■ COLLECTED MATERIAL:
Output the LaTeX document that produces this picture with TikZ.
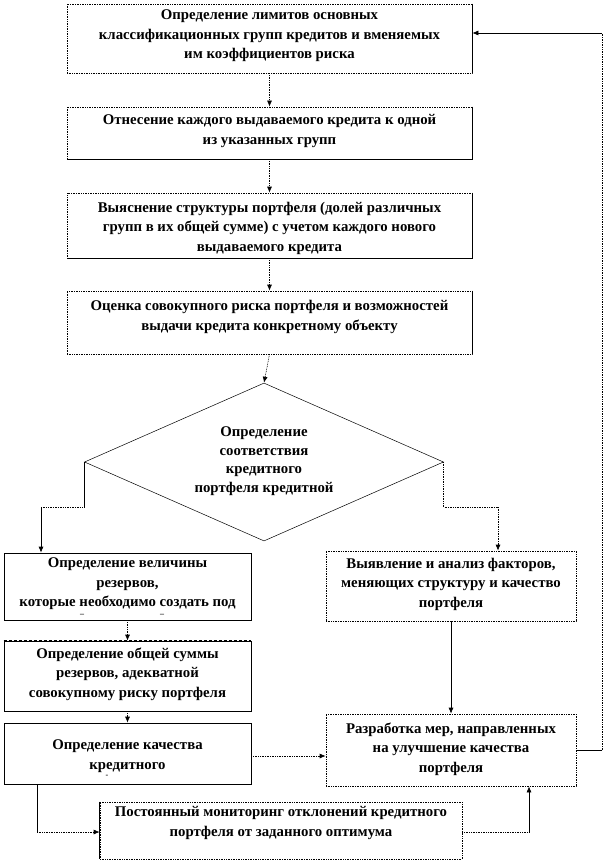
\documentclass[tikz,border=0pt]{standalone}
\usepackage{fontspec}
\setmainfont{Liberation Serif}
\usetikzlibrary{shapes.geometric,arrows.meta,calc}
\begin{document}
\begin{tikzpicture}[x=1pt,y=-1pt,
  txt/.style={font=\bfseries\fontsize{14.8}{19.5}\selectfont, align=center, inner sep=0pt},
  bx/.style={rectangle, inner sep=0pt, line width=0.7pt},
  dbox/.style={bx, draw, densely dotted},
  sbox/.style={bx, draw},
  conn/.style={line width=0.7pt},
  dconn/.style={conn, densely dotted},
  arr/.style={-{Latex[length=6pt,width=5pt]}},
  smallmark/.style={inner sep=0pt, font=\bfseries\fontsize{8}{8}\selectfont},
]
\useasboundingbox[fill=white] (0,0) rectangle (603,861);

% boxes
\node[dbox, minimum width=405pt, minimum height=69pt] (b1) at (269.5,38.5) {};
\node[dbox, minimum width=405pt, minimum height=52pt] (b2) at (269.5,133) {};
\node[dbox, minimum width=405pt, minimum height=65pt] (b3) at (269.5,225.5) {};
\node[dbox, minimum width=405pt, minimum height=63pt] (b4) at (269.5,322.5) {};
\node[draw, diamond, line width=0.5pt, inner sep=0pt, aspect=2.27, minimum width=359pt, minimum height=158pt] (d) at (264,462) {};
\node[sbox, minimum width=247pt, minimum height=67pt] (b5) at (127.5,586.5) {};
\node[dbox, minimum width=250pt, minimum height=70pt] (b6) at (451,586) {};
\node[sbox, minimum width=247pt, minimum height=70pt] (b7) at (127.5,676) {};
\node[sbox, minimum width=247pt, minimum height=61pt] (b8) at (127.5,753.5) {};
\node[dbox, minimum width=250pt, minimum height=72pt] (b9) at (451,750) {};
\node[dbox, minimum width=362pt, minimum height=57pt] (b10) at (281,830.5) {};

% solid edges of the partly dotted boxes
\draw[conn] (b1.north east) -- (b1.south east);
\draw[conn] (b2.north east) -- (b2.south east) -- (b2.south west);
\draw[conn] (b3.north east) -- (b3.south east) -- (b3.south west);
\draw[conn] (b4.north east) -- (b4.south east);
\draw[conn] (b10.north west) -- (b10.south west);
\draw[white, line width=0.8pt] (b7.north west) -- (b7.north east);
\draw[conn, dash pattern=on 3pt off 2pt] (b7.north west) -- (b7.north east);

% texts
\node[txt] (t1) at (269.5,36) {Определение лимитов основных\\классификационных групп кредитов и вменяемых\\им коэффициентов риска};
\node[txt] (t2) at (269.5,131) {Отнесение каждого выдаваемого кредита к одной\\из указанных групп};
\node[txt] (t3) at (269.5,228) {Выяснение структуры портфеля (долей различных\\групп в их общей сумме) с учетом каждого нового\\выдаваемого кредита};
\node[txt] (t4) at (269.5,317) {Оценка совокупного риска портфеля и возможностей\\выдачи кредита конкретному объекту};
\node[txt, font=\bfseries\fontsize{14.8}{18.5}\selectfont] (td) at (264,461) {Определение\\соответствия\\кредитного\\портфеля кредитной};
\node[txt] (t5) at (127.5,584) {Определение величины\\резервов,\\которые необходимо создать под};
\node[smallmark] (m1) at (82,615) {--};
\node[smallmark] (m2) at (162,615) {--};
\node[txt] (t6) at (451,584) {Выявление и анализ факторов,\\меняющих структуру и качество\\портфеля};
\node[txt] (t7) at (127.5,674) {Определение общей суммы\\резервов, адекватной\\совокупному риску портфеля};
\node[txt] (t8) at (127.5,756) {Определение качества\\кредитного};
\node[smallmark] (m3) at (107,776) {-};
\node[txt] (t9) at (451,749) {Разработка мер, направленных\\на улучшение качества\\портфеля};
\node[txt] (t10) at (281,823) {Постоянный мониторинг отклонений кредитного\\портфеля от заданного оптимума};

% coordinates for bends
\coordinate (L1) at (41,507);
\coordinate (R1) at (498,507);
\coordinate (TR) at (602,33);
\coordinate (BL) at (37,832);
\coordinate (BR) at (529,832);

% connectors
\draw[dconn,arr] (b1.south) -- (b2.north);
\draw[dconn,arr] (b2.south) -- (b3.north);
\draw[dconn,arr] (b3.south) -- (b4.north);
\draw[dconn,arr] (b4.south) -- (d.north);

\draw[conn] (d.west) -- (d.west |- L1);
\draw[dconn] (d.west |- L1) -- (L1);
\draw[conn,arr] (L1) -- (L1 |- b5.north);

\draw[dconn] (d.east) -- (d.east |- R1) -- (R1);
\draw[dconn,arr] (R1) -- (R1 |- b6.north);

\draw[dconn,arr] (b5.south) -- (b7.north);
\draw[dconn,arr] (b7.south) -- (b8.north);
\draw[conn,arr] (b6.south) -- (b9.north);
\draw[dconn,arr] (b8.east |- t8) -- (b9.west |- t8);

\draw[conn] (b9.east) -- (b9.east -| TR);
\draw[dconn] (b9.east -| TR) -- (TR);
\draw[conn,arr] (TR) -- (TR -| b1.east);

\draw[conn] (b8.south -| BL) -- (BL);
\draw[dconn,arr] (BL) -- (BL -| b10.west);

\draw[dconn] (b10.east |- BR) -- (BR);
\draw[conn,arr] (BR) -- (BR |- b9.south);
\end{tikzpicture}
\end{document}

■ WORK REQUIRED:
Restate the entire listing word for word, excluding pictures.

■ PROBLEM SOLUTION:
Output the LaTeX document that produces this picture with TikZ.
\documentclass[tikz,border=0pt]{standalone}
\usepackage{fontspec}
\setmainfont{Liberation Serif}
\usetikzlibrary{shapes.geometric,arrows.meta,calc}
\begin{document}
\begin{tikzpicture}[x=1pt,y=-1pt,
  txt/.style={font=\bfseries\fontsize{14.8}{19.5}\selectfont, align=center, inner sep=0pt},
  bx/.style={rectangle, inner sep=0pt, line width=0.7pt},
  dbox/.style={bx, draw, densely dotted},
  sbox/.style={bx, draw},
  conn/.style={line width=0.7pt},
  dconn/.style={conn, densely dotted},
  arr/.style={-{Latex[length=6pt,width=5pt]}},
  smallmark/.style={inner sep=0pt, font=\bfseries\fontsize{8}{8}\selectfont},
]
\useasboundingbox[fill=white] (0,0) rectangle (603,861);

% boxes
\node[dbox, minimum width=405pt, minimum height=69pt] (b1) at (269.5,38.5) {};
\node[dbox, minimum width=405pt, minimum height=52pt] (b2) at (269.5,133) {};
\node[dbox, minimum width=405pt, minimum height=65pt] (b3) at (269.5,225.5) {};
\node[dbox, minimum width=405pt, minimum height=63pt] (b4) at (269.5,322.5) {};
\node[draw, diamond, line width=0.5pt, inner sep=0pt, aspect=2.27, minimum width=359pt, minimum height=158pt] (d) at (264,462) {};
\node[sbox, minimum width=247pt, minimum height=67pt] (b5) at (127.5,586.5) {};
\node[dbox, minimum width=250pt, minimum height=70pt] (b6) at (451,586) {};
\node[sbox, minimum width=247pt, minimum height=70pt] (b7) at (127.5,676) {};
\node[sbox, minimum width=247pt, minimum height=61pt] (b8) at (127.5,753.5) {};
\node[dbox, minimum width=250pt, minimum height=72pt] (b9) at (451,750) {};
\node[dbox, minimum width=362pt, minimum height=57pt] (b10) at (281,830.5) {};

% solid edges of the partly dotted boxes
\draw[conn] (b1.north east) -- (b1.south east);
\draw[conn] (b2.north east) -- (b2.south east) -- (b2.south west);
\draw[conn] (b3.north east) -- (b3.south east) -- (b3.south west);
\draw[conn] (b4.north east) -- (b4.south east);
\draw[conn] (b10.north west) -- (b10.south west);
\draw[white, line width=0.8pt] (b7.north west) -- (b7.north east);
\draw[conn, dash pattern=on 3pt off 2pt] (b7.north west) -- (b7.north east);

% texts
\node[txt] (t1) at (269.5,36) {Определение лимитов основных\\классификационных групп кредитов и вменяемых\\им коэффициентов риска};
\node[txt] (t2) at (269.5,131) {Отнесение каждого выдаваемого кредита к одной\\из указанных групп};
\node[txt] (t3) at (269.5,228) {Выяснение структуры портфеля (долей различных\\групп в их общей сумме) с учетом каждого нового\\выдаваемого кредита};
\node[txt] (t4) at (269.5,317) {Оценка совокупного риска портфеля и возможностей\\выдачи кредита конкретному объекту};
\node[txt, font=\bfseries\fontsize{14.8}{18.5}\selectfont] (td) at (264,461) {Определение\\соответствия\\кредитного\\портфеля кредитной};
\node[txt] (t5) at (127.5,584) {Определение величины\\резервов,\\которые необходимо создать под};
\node[smallmark] (m1) at (82,615) {--};
\node[smallmark] (m2) at (162,615) {--};
\node[txt] (t6) at (451,584) {Выявление и анализ факторов,\\меняющих структуру и качество\\портфеля};
\node[txt] (t7) at (127.5,674) {Определение общей суммы\\резервов, адекватной\\совокупному риску портфеля};
\node[txt] (t8) at (127.5,756) {Определение качества\\кредитного};
\node[smallmark] (m3) at (107,776) {-};
\node[txt] (t9) at (451,749) {Разработка мер, направленных\\на улучшение качества\\портфеля};
\node[txt] (t10) at (281,823) {Постоянный мониторинг отклонений кредитного\\портфеля от заданного оптимума};

% coordinates for bends
\coordinate (L1) at (41,507);
\coordinate (R1) at (498,507);
\coordinate (TR) at (602,33);
\coordinate (BL) at (37,832);
\coordinate (BR) at (529,832);

% connectors
\draw[dconn,arr] (b1.south) -- (b2.north);
\draw[dconn,arr] (b2.south) -- (b3.north);
\draw[dconn,arr] (b3.south) -- (b4.north);
\draw[dconn,arr] (b4.south) -- (d.north);

\draw[conn] (d.west) -- (d.west |- L1);
\draw[dconn] (d.west |- L1) -- (L1);
\draw[conn,arr] (L1) -- (L1 |- b5.north);

\draw[dconn] (d.east) -- (d.east |- R1) -- (R1);
\draw[dconn,arr] (R1) -- (R1 |- b6.north);

\draw[dconn,arr] (b5.south) -- (b7.north);
\draw[dconn,arr] (b7.south) -- (b8.north);
\draw[conn,arr] (b6.south) -- (b9.north);
\draw[dconn,arr] (b8.east |- t8) -- (b9.west |- t8);

\draw[conn] (b9.east) -- (b9.east -| TR);
\draw[dconn] (b9.east -| TR) -- (TR);
\draw[conn,arr] (TR) -- (TR -| b1.east);

\draw[conn] (b8.south -| BL) -- (BL);
\draw[dconn,arr] (BL) -- (BL -| b10.west);

\draw[dconn] (b10.east |- BR) -- (BR);
\draw[conn,arr] (BR) -- (BR |- b9.south);
\end{tikzpicture}
\end{document}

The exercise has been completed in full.